--- start of Dataset content ---

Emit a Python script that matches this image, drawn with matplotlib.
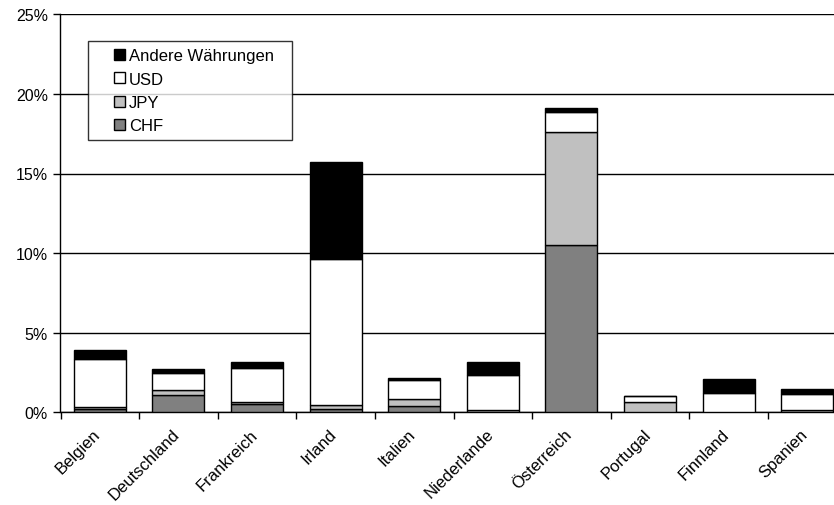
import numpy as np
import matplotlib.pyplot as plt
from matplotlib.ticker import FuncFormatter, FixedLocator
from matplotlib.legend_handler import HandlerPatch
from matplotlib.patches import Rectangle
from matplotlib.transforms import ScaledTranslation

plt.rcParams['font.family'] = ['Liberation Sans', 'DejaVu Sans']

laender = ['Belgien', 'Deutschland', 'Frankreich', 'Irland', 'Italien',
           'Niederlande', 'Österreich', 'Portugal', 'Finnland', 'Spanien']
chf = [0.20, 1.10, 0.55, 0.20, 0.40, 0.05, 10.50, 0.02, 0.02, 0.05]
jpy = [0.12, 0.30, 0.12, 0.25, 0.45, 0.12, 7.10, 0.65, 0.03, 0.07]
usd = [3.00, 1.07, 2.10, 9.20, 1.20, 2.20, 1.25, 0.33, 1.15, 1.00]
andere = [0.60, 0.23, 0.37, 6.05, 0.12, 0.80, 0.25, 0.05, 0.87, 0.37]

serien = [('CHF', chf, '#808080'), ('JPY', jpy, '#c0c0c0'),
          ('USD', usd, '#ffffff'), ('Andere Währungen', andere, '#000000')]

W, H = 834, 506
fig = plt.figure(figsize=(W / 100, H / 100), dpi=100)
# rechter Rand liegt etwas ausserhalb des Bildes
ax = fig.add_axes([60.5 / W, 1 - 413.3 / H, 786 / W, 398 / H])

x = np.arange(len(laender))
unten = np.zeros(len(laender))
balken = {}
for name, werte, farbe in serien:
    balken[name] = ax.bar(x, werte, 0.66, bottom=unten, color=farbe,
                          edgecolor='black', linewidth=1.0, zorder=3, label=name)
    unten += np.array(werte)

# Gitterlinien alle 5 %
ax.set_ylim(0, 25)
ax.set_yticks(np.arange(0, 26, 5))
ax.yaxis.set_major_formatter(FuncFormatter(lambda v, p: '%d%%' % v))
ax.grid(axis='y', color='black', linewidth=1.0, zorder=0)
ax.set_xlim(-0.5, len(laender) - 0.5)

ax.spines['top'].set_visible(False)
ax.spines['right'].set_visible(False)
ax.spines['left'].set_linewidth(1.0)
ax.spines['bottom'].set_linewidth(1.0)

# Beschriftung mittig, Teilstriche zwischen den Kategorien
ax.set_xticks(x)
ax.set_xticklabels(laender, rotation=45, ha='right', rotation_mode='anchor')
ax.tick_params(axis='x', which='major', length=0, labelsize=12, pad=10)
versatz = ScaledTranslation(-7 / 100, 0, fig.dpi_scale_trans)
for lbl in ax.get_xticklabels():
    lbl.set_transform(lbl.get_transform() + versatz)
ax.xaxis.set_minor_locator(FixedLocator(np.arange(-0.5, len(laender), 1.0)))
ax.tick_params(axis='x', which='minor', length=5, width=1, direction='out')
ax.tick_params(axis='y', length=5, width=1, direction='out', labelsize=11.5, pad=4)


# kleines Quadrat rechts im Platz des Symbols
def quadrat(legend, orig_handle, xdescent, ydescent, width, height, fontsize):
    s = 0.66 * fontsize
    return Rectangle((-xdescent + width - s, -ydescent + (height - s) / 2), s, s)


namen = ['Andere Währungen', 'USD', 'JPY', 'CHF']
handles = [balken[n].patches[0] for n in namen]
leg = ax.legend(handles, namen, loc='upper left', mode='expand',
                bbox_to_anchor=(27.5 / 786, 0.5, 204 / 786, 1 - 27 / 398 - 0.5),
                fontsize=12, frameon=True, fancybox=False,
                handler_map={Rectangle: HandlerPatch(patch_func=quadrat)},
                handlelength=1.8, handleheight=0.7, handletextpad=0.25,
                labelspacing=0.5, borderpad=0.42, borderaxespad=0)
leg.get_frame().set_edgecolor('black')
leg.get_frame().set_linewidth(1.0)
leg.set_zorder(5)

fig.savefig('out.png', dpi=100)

--- end of Dataset content ---

**Goal**:
Reproduce the material above exactly, first line through the line that contains "ax.spines['bottom'].set_linewidth(1.0)", minus the pictures.

**Task response**:
Emit a Python script that matches this image, drawn with matplotlib.
import numpy as np
import matplotlib.pyplot as plt
from matplotlib.ticker import FuncFormatter, FixedLocator
from matplotlib.legend_handler import HandlerPatch
from matplotlib.patches import Rectangle
from matplotlib.transforms import ScaledTranslation

plt.rcParams['font.family'] = ['Liberation Sans', 'DejaVu Sans']

laender = ['Belgien', 'Deutschland', 'Frankreich', 'Irland', 'Italien',
           'Niederlande', 'Österreich', 'Portugal', 'Finnland', 'Spanien']
chf = [0.20, 1.10, 0.55, 0.20, 0.40, 0.05, 10.50, 0.02, 0.02, 0.05]
jpy = [0.12, 0.30, 0.12, 0.25, 0.45, 0.12, 7.10, 0.65, 0.03, 0.07]
usd = [3.00, 1.07, 2.10, 9.20, 1.20, 2.20, 1.25, 0.33, 1.15, 1.00]
andere = [0.60, 0.23, 0.37, 6.05, 0.12, 0.80, 0.25, 0.05, 0.87, 0.37]

serien = [('CHF', chf, '#808080'), ('JPY', jpy, '#c0c0c0'),
          ('USD', usd, '#ffffff'), ('Andere Währungen', andere, '#000000')]

W, H = 834, 506
fig = plt.figure(figsize=(W / 100, H / 100), dpi=100)
# rechter Rand liegt etwas ausserhalb des Bildes
ax = fig.add_axes([60.5 / W, 1 - 413.3 / H, 786 / W, 398 / H])

x = np.arange(len(laender))
unten = np.zeros(len(laender))
balken = {}
for name, werte, farbe in serien:
    balken[name] = ax.bar(x, werte, 0.66, bottom=unten, color=farbe,
                          edgecolor='black', linewidth=1.0, zorder=3, label=name)
    unten += np.array(werte)

# Gitterlinien alle 5 %
ax.set_ylim(0, 25)
ax.set_yticks(np.arange(0, 26, 5))
ax.yaxis.set_major_formatter(FuncFormatter(lambda v, p: '%d%%' % v))
ax.grid(axis='y', color='black', linewidth=1.0, zorder=0)
ax.set_xlim(-0.5, len(laender) - 0.5)

ax.spines['top'].set_visible(False)
ax.spines['right'].set_visible(False)
ax.spines['left'].set_linewidth(1.0)
ax.spines['bottom'].set_linewidth(1.0)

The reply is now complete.